Le Dr Marie parle avec passion des recherches entreprises. La nature, affirme-t-il, a toujours été source traditionnelle des substances utilisées dans la médecine. Depuis plus de 3 000 ans, des sociétés anciennes ont compris qu'elles sont entourées d'une source riche de plantes pouvant possiblement traiter des infections ordinaires, des inflammations, l'arthrite, le cancer et d'autres maladies humaines. Pourtant, ce n'est pas avant les années 1800 que les premières substances recelant des activités biologiques sur les humains ont été isolées : parmi elles, on compte la morphine et l'aspirine. Depuis, nombre de médicaments de source naturelle ont vu le jour et en 1998 une publication chiffrait à 20 le nombre de meilleurs médicaments qui en sont issus. Cependant, malgré la richesse de la diversité de la vie sur terre, les océans demeurent le centre de biodiversité globale le plus prolifique avec 34 des 36 groupes de formes de vie jusqu'ici connues appelées scientifiquement phyla. La biodiversité sur terre, par comparaison, ne recèle, à ce stade, que 17 phyla seulement. Ce qui fait que les chercheurs se tournent vers les riches écosystèmes des océans pour trouver des substances pour nous soulager de nos maux quotidiens.

"Les chercheurs se tournent vers les riches écosystèmes des océans pour trouver des substances pour nous soulager de nos maux quotidiens"

Le Dr Marie fait toutefois remarquer que la récolte des organismes dans le milieu marin est encore très difficile parce que l'homme en a une connaissance encore limitée comparée à sa maîtrise de plusieurs milliers d'espèces terrestres déjà exploitées dans le domaine médical. Malgré cela, la mer a donné quelques médicaments dont l'efficacité ne s'est jamais démentie, notamment un antivirale actif contre l'herpès et le zona, la Vidarabine R, un antileucémique encore très utilisé aujourd'hui, la Cytarabine R, et surtout un antibiotique, la céphalosporine C, qui engendra par la suite l'ensemble de la vaste famille des céphalosporines.

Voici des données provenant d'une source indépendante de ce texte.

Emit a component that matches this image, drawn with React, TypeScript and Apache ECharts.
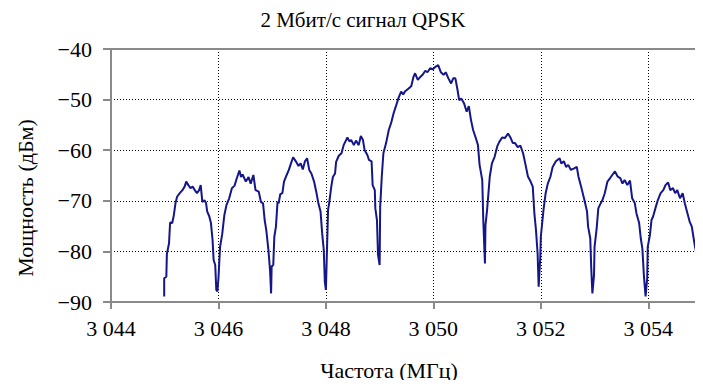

La Céphalosporine C a un spectre d'activité différent et complémentaire de celui de la pénicilline, en sorte qu'elle s'imposait dans les maladies résistant précisément à cet antibiotique, comme la typhoïde. La céphalosporine C ainsi qu'une trentaine de ses dérivés sont toujours très utilisés, en particulier dans les hôpitaux. Dans les années quatre-vingt-dix d'autres chercheurs ont découvert une molécule, la dolastatine 10, issue d'un mollusque communément appelé le lièvre de mer et qui montrait des activités intéressantes contre les cellules cancéreuses de la prostate. La dolastatine 10 été cliniquement testée jusqu'en phase deux où il a été conclu que son activité n'est pas aussi importante chez l'homme. Cependant, il n'y pas mal de dérivés de la dolastatine qui subit maintenant différents phases d'essais cliniques. Et même si la première molécule isolée n'a pas donné satisfaction, l'espoir qu'on pourrait y retirer des médicaments anticancéreux dans un avenir proche subsiste. Or, le lièvre de mer a été récolté la première fois à l'île Maurice avant d'être expédié vers les États-Unis à des fins d'analyses plus poussées.

Depuis, selon le Dr Marie, pas moins de dix milles substances marines ont été isolées et identifiées ; parmi lesquelles il y a plusieurs qui sont en différentes phases d'essais cliniques. Malgré les difficultés existantes, dont l'absence des pistes ethnopharmacologiques concernant des plantes marines utilisées traditionnellement, à travers le monde de grands laboratoires pharmaceutiques se sont dotés de départements de biologie et chimie marine pour continuer à rechercher sur leurs vertus.